本書は個別の暗号や認証のアルゴリズムや仕組みを数学的に詳しく解説するというよりは、それらの暗号やハッシュ関数といった道具をどうやって組み合わせてSSL/TLSという仕組みが作られているのか、動いているのか?を書いている。

現代というのは、象牙の塔の記号遊び(悪く言いたいわけではない)だった整数論が現実の役に立つようになり、かつては軍隊や政府といった極めて限られた人の間でしか使われなかったような暗号を子どもですらガンガン使うという驚異的な時代である。

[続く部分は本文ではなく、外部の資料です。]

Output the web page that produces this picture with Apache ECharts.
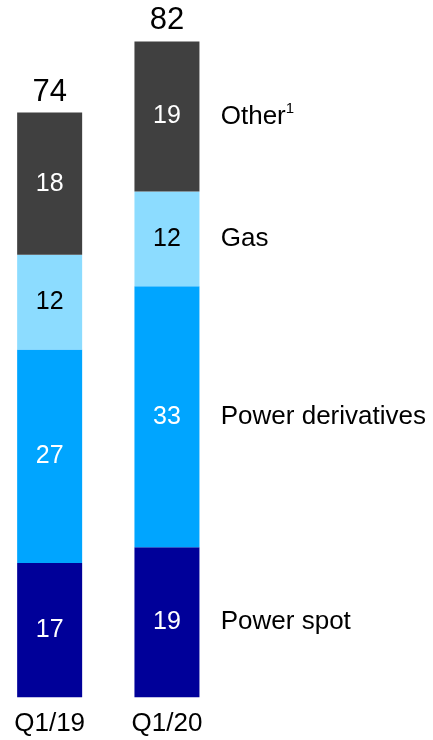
<!DOCTYPE html>
<html>
<head>
<meta charset="utf-8">
<script src="https://cdn.jsdelivr.net/npm/echarts@6/dist/echarts.min.js"></script>
<style>html,body{margin:0;padding:0;background:#fff;}#c{width:433px;height:740px;}</style>
</head>
<body>
<div id="c"></div>
<script>
const categories = ['Q1/19', 'Q1/20'];
const seriesNames = ['Power spot', 'Power derivatives', 'Gas', 'Other'];
const powerSpot = [17, 19];
const powerDerivatives = [27, 33];
const gas = [12, 12];
const other = [18, 19];
const totals = [74, 82];

const colors = ['#000099', '#00A5FF', '#8CDCFF', '#404040'];
const labelColors = ['#ffffff', '#ffffff', '#000000', '#ffffff'];
const values = [powerSpot, powerDerivatives, gas, other];
const FONT = 'Liberation Sans, Arial, sans-serif';

const chart = echarts.init(document.getElementById('c'), null, {renderer: 'canvas'});

const series = values.map((vals, si) => ({
  name: seriesNames[si],
  type: 'bar',
  stack: 'a',
  barWidth: 65,
  clip: false,
  silent: true,
  itemStyle: {color: colors[si]},
  label: {
    show: true,
    position: 'inside',
    color: labelColors[si],
    fontSize: 25,
    fontFamily: FONT
  },
  data: vals.map(v => v).concat([{
    value: vals[vals.length - 1],
    itemStyle: {color: 'transparent'},
    label: {
      show: true,
      position: [-31, '50%'],
      align: 'left',
      verticalAlign: 'middle',
      color: '#000',
      fontSize: 26,
      fontFamily: FONT,
      formatter: si === 3 ? '{n|Other}{s|1}' : seriesNames[si],
      rich: {
        n: {fontSize: 26, fontFamily: FONT, color: '#000', lineHeight: 30},
        s: {fontSize: 15, fontFamily: FONT, color: '#000', verticalAlign: 'top', lineHeight: 30}
      }
    }
  }])
}));

series.push({
  name: 'Total',
  type: 'bar',
  stack: 'a',
  barWidth: 65,
  clip: false,
  silent: true,
  itemStyle: {color: 'transparent'},
  label: {
    show: true,
    position: 'top',
    distance: 5,
    color: '#000',
    fontSize: 31,
    fontFamily: FONT,
    formatter: p => totals[p.dataIndex]
  },
  data: totals.map(() => 0).concat(['-'])
});

chart.setOption({
  animation: false,
  grid: {left: 49.65, right: 148.75, top: 49.3, bottom: 42.7, containLabel: false, outerBoundsMode: 'none'},
  xAxis: {
    type: 'category',
    boundaryGap: false,
    data: categories.concat(['']),
    axisLine: {show: false},
    axisTick: {show: false},
    splitLine: {show: false},
    axisLabel: {color: '#000', fontSize: 26, fontFamily: FONT, margin: 14}
  },
  yAxis: {
    type: 'value',
    min: 0,
    max: Math.max(...totals),
    show: false,
    splitLine: {show: false}
  },
  series: series
});
</script>
</body>
</html>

これらの技術をみんなが日常的に使う時代だからこそ、みんなが持っていて損はない知識だし、逆に周りが勉強しないのであれば、知識があることで他の人に差をつけることできる。いずれにせよ学んで損はないのである。ただし、日本の会社でセキュリティの知識があることを吹聴しない方が良いだろう。給料が増えないのに仕事が増えるという自体が生じかねないので……。

自分が本書を読むにあたっての知識を仕入れたのは以下の書籍あたり。暗号関連だと、最近だと結城浩さんの数学ガールなんかも良いのではなかろうか?
サイモン・シン 暗号解読
一冊で分かる暗号理論
ネットワークはなぜつながるのか?

  

『人はなぜ物語を求めるのか?』著:千野帽子

「人間は物語る動物である」ということで、人間が一般に持っている「人生に起きる様々な出来事の間に物語を紡いでしまう」という思考の癖を、心理学の研究や哲学の考察を広く紹介しながら解き明かし、時に人を苦しめるその癖から自由になるヒントを与えてくれる本。

本書に曰く、ストーリーを半ば自動的に紡いでしまうという人間の癖は、自然科学が代表ではあるが過去に学んで未来を予測し、生存に有利な能力であったのと同時に、生育歴から来る認知の傾向が本人を苦しめもする。「公正世界観念」といったように思考の癖に名前を付けて意識することで、逆にそこから自由になってこころの安寧を得ることも出来るかもしれない、という話である。要するに物事の認識の枠組みをハックしようとする試みに思えた。

結構宗教家の言葉が引用されていたりするのだが、言葉によって人間の認知の癖をどうこうするのはなるほど古来宗教の役割だったのだなぁと人間の歴史に思いを馳せたりもした(僕の知る限り仏教の一部は結構そういう方向性だよなと思ったり)。

自分の認知の枠組みをいじるのには時間がかかるだろうが、少なくとも人間には特定の思考の癖があるのだ、という事を知ることが出来るという意味で、なにか人生に対するスタンスが変わるかもしれない一冊。

『1518!(7)』著:相田裕

故障で野球の夢を諦めざるを得なくなった男子高校生が、高校の生徒会のハチャメチャな活動を通じてセカンドキャリアを見つけていく物語。まだまだ読みたかったのですが、残念ながら完結です。

学校というと、「いじめ」と呼ばれる暴力や教員の過酷な労働環境等、現実には必ずしも楽園ではないのだけれど、色々なキラキラが詰まった場所であることもまた事実。本作は本当に丁寧に、学校と、そこで頑張る高校生活のポジティブな面を描いてきた作品でした。相田先生は本作が商業連載2本目なんですが、1作目の『Gunslinger girl』と同じく「取材に基づいて緻密に設定された舞台の上で」「残酷な運命に挫折して傷ついた人たちが立ち直っていく過程を丁寧に描く」という部分が共通していて、それが作品世界への没入感と登場人物への共感につながるのかなと思ったりしました。次回作はどんな作品になるのでしょうか?楽しみです。

「普通の」学生生活を描いた作品として、とてもよくできている作品です。登場人物同士が関わり合いの中で人間的に成長していく様子が丁寧に描かれていて、心が洗われるようです。個人的に大変オススメな作品です。